Claire has learned the art of underhanded politics from the master himself and now free of her husband, she wants to make one last series of weaselly doings to secure her power, push out her enemies and, one might assume, make the world a better place?
Her foil is Doug Stamper, Francis’ longtime henchman. Claire wants to throw Francis’ reputation under the bus to save herself. Doug wants to save Francis’ legacy.
Claire, the bro/sis team and Doug go all in on a battle royale and indeed, there is a victor but I won’t spoil it for you.

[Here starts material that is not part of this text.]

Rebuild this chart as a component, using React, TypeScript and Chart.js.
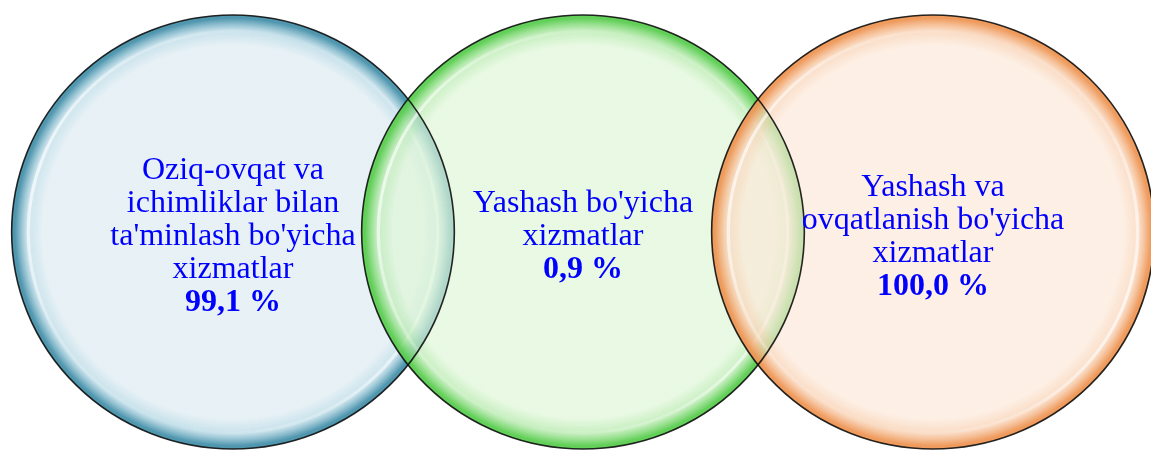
import React, { useEffect, useRef } from "react";
import { Chart, registerables } from "chart.js";

Chart.register(...registerables);

const categories: string[][] = [
  ["Oziq-ovqat va", "ichimliklar bilan", "ta'minlash bo'yicha", "xizmatlar"],
  ["Yashash bo'yicha", "xizmatlar"],
  ["Yashash va", "ovqatlanish bo'yicha", "xizmatlar"],
];
const shareLabels: string[] = ["99,1 %", "0,9 %", "100,0 %"];
const shares: number[] = [99.1, 0.9, 100.0];
const positionsX: number[] = [1, 2, 3];
const positionsY: number[] = [0, 0, 0];
const bubbleRadius: number[] = [217, 217, 217];

const palettes = [
  { inner: "rgba(222,236,242,0.72)", mid: "rgba(180,215,228,0.78)", rim: "rgba(70,145,170,0.95)" },
  { inner: "rgba(222,246,214,0.68)", mid: "rgba(175,232,165,0.75)", rim: "rgba(90,205,80,0.95)" },
  { inner: "rgba(252,232,216,0.68)", mid: "rgba(248,205,172,0.75)", rim: "rgba(238,150,85,0.95)" },
];

const STRETCH_X = 1.02;

function ellipsePath(ctx: CanvasRenderingContext2D, cx: number, cy: number, r: number) {
  ctx.beginPath();
  ctx.ellipse(cx, cy, r * STRETCH_X, r, 0, 0, Math.PI * 2);
}

const vennPlugin = {
  id: "vennBubbles",
  afterDatasetsDraw(chart: any) {
    const ctx: CanvasRenderingContext2D = chart.ctx;
    const meta = chart.getDatasetMeta(0);
    meta.data.forEach((el: any, i: number) => {
      const cx = el.x;
      const cy = el.y;
      const r = el.options.radius;
      const p = palettes[i % palettes.length];
      ctx.save();
      ctx.translate(cx, cy);
      ctx.scale(STRETCH_X, 1);
      const g = ctx.createRadialGradient(0, 0, 0, 0, 0, r);
      g.addColorStop(0, p.inner);
      g.addColorStop(0.86, p.inner);
      g.addColorStop(0.93, p.mid);
      g.addColorStop(0.985, p.rim);
      g.addColorStop(1, p.rim);
      ctx.beginPath();
      ctx.arc(0, 0, r, 0, Math.PI * 2);
      ctx.fillStyle = g;
      ctx.fill();
      ctx.beginPath();
      ctx.arc(0, 0, r, 0, Math.PI * 2);
      ctx.clip();
      const hl = ctx.createLinearGradient(-r, -r * 0.3, r, r * 0.3);
      hl.addColorStop(0, "rgba(255,255,255,0.8)");
      hl.addColorStop(0.2, "rgba(255,255,255,0.25)");
      hl.addColorStop(0.5, "rgba(255,255,255,0.0)");
      hl.addColorStop(0.8, "rgba(255,255,255,0.25)");
      hl.addColorStop(1, "rgba(255,255,255,0.8)");
      ctx.strokeStyle = hl;
      ctx.lineWidth = 3;
      ctx.shadowColor = "rgba(255,255,255,0.8)";
      ctx.shadowBlur = 8;
      ctx.beginPath();
      ctx.arc(0, 0, r * 0.925, 0, Math.PI * 2);
      ctx.stroke();
      ctx.restore();
    });
    // outlines on top of all fills
    meta.data.forEach((el: any) => {
      ctx.save();
      ellipsePath(ctx, el.x, el.y, el.options.radius);
      ctx.lineWidth = 1.6;
      ctx.strokeStyle = "rgba(15,15,15,0.9)";
      ctx.stroke();
      ctx.restore();
    });
    meta.data.forEach((el: any, i: number) => {
      const lines = categories[i];
      const total = lines.length + 1;
      const lh = 33;
      const startY = el.y + 5 - ((total - 1) * lh) / 2;
      ctx.save();
      ctx.fillStyle = "#0000ff";
      ctx.textAlign = "center";
      ctx.textBaseline = "middle";
      lines.forEach((t, k) => {
        ctx.font = "32px 'Liberation Serif', 'Times New Roman', serif";
        ctx.fillText(t, el.x, startY + k * lh);
      });
      ctx.font = "bold 32px 'Liberation Serif', 'Times New Roman', serif";
      ctx.fillText(shareLabels[i], el.x, startY + lines.length * lh);
      ctx.restore();
    });
  },
};

export default function App() {
  const ref = useRef<HTMLCanvasElement | null>(null);
  useEffect(() => {
    document.body.style.margin = "0";
    const canvas = ref.current;
    if (!canvas) return;
    const chart = new Chart(canvas, {
      type: "bubble",
      data: {
        datasets: [
          {
            label: "Xizmatlar",
            data: positionsX.map((x, i) => ({ x, y: positionsY[i], r: bubbleRadius[i], v: shares[i] })) as any,
            backgroundColor: "rgba(0,0,0,0)",
            borderColor: "rgba(0,0,0,0)",
            borderWidth: 0,
            clip: false as any,
          },
        ],
      },
      options: {
        responsive: false,
        animation: false,
        layout: { padding: 0, autoPadding: false } as any,
        plugins: { legend: { display: false }, tooltip: { enabled: false } },
        scales: {
          x: { type: "linear", display: false, min: 0.3343, max: 3.6229 },
          y: { type: "linear", display: false, min: -0.969, max: 1.031 },
        },
      },
      plugins: [vennPlugin],
    });
    return () => chart.destroy();
  }, []);
  return (
    <div style={{ position: "absolute", left: 0, top: 0, width: 1151, height: 450, background: "#fff" }}>
      <canvas ref={ref} width={1151} height={450} style={{ display: "block" }} />
    </div>
  );
}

Suffice to say, imagine if you were invited to a fancy dinner at a friend’s house. You were promised that if you work your way through five courses, each more tasty than the last, you’d eventually get to that final sixth course that would make your toes curl and your taste buds scream out in orgasmic delight.
Then, alas, your friend comes out and says, “Hey, I’m so sorry, my head chef just got fired due to allegations of pervery so I’m not able to serve you that sixth course you long waited for but hey, here is a tasty bag of Funions.”
Sure, you’ll eat the Funions. You’ll enjoy the Funions but…you’ll always wish that head chef had kept it in his pants so he could have stuck around to make that final filet mignon.
STATUS: Shelf-worthy. The writers made the best out of a bad situation and ultimately, Spacey is the one to blame but it’s hard not to think about how satisfying a final Francis-centric season would have been and sigh a sad, defeated sigh.